Laying New DeckIt looks real. It feels real. It has none of the disadvantages of traditional teak, and it provides significant advantages to more common white decks. Finally, the value add in terms of aesthetics and resale value can be high.

Installation is fairly straightforward, with sections essentially pre-cut and glued into place. Boat owners can work with manufacturers to install the product in a number of ways, depending on their desired level of involvement.

The first is the DIY, cash and carry route – a roll of pre-formed synthetic flooring is purchased to a specific length and width. This option is ideal for small, straight sections, when little design flourish is required.

Second is a more customizable DIY option, by templating sections. This option is more labour intensive, with some prep-work and pre-planning needed, but the results can be well worth the effort. Templates are made using masking or construction paper. Paper is laid out, secured and marked. Once sections are transferred, plank orientation is specified. Sections are numbered and labeled, and then sent to the synthetic teak supplier for manufacture. Manufacturers supply detailed information on the format and labeling that they like to see to ensure that there are no mistakes, and that the end result is what is desired. Once manufactured, components are numbered and labeled to match, and installation of the pre-formed sections becomes a DIY project.
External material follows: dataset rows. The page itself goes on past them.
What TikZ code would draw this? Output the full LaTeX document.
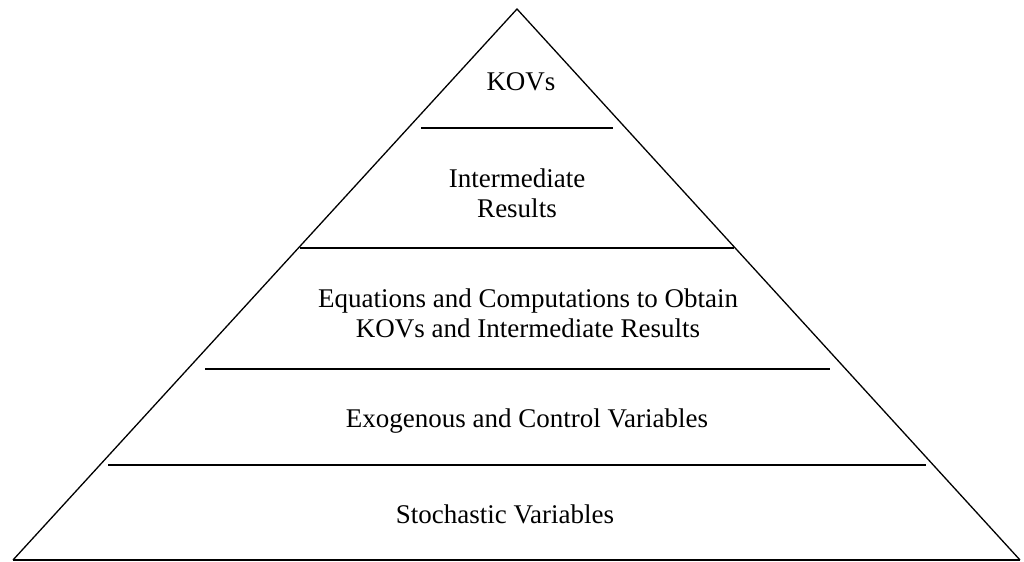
\documentclass[tikz,border=0pt]{standalone}
\usepackage{fontspec}
\setmainfont{Liberation Serif}
\usepackage{tikz}
\tikzstyle{layer} = [align=center, inner sep=0pt, font=\fontsize{13.5}{15}\selectfont]
\tikzstyle{divider} = [line width=1pt]
\tikzstyle{side} = [line width=0.65pt, line join=miter]

\begin{document}
\begin{tikzpicture}[x=0.5pt, y=-0.5pt]
  \useasboundingbox (0,0) rectangle (1024,562);
  % outline of the pyramid
  \coordinate (apex) at (517,9);
  \coordinate (baseL) at (13,560);
  \coordinate (baseR) at (1020,560);
  \draw[side] (baseL) -- (apex) -- (baseR);
  \draw[divider] (baseL) -- (baseR);
  % dividers between the layers
  \draw[divider] (421,128) -- (613,128);
  \draw[divider] (300,248) -- (734,248);
  \draw[divider] (205,369) -- (830,369);
  \draw[divider] (108,465) -- (926,465);
  % layer labels
  \node[layer] (kovs) at (521,82) {KOVs};
  \node[layer] (interm) at (517,193) {Intermediate\\Results};
  \node[layer] (equations) at (528,313) {Equations and Computations to Obtain\\KOVs and Intermediate Results};
  \node[layer] (exogenous) at (527,421) {Exogenous and Control Variables};
  \node[layer] (stochastic) at (505,514) {Stochastic Variables};
\end{tikzpicture}
\end{document}
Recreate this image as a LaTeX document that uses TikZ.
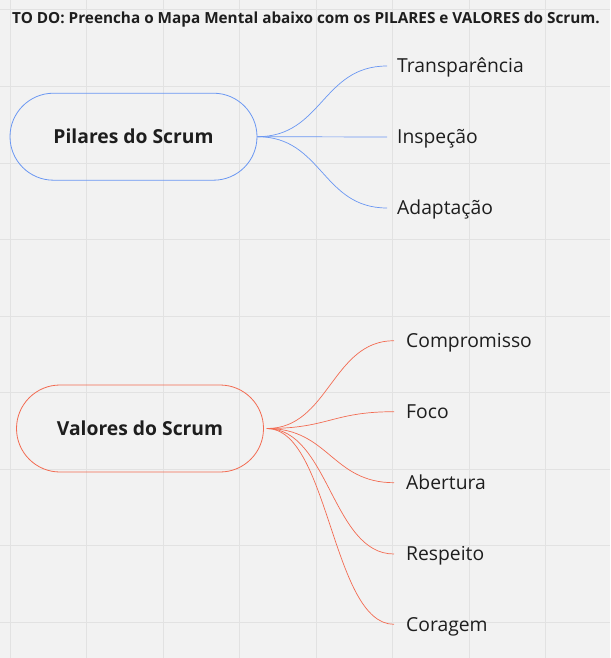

Finally, a completely hands-off approach; having a contractor create templates and install the manufactured sections. This comes with a price tag, of course, but the end result is a professional design and installation.

New DeckCreating a pattern from an existing deck to lay a new synthetic teak surface.

For more information, there are a number of suppliers and brands on the market, with evolving and expanding product lines; Nu-Teak, Flexiteek, Isiteek, PlasTEAK, Permateek. With this many brand options, how do you choose? I began my research at a boat show, and would encourage you to do the same. At an in-person meeting, a wide variety of sample pieces are available for you to touch and compare, and you can get a sense of what’s possible with peculiar shapes and sections. Ask for photos of boats similar to yours, and get a sense of the complexity of the project before you decide to DIY or hire a contractor. There are many options to consider, but one thing remains clear; synthetic decking is an emerging market, with many applications. Aesthetics and value aside, it’s clear that vessel owners who have made synthetic deck upgrades are increasing their enjoyment aboard.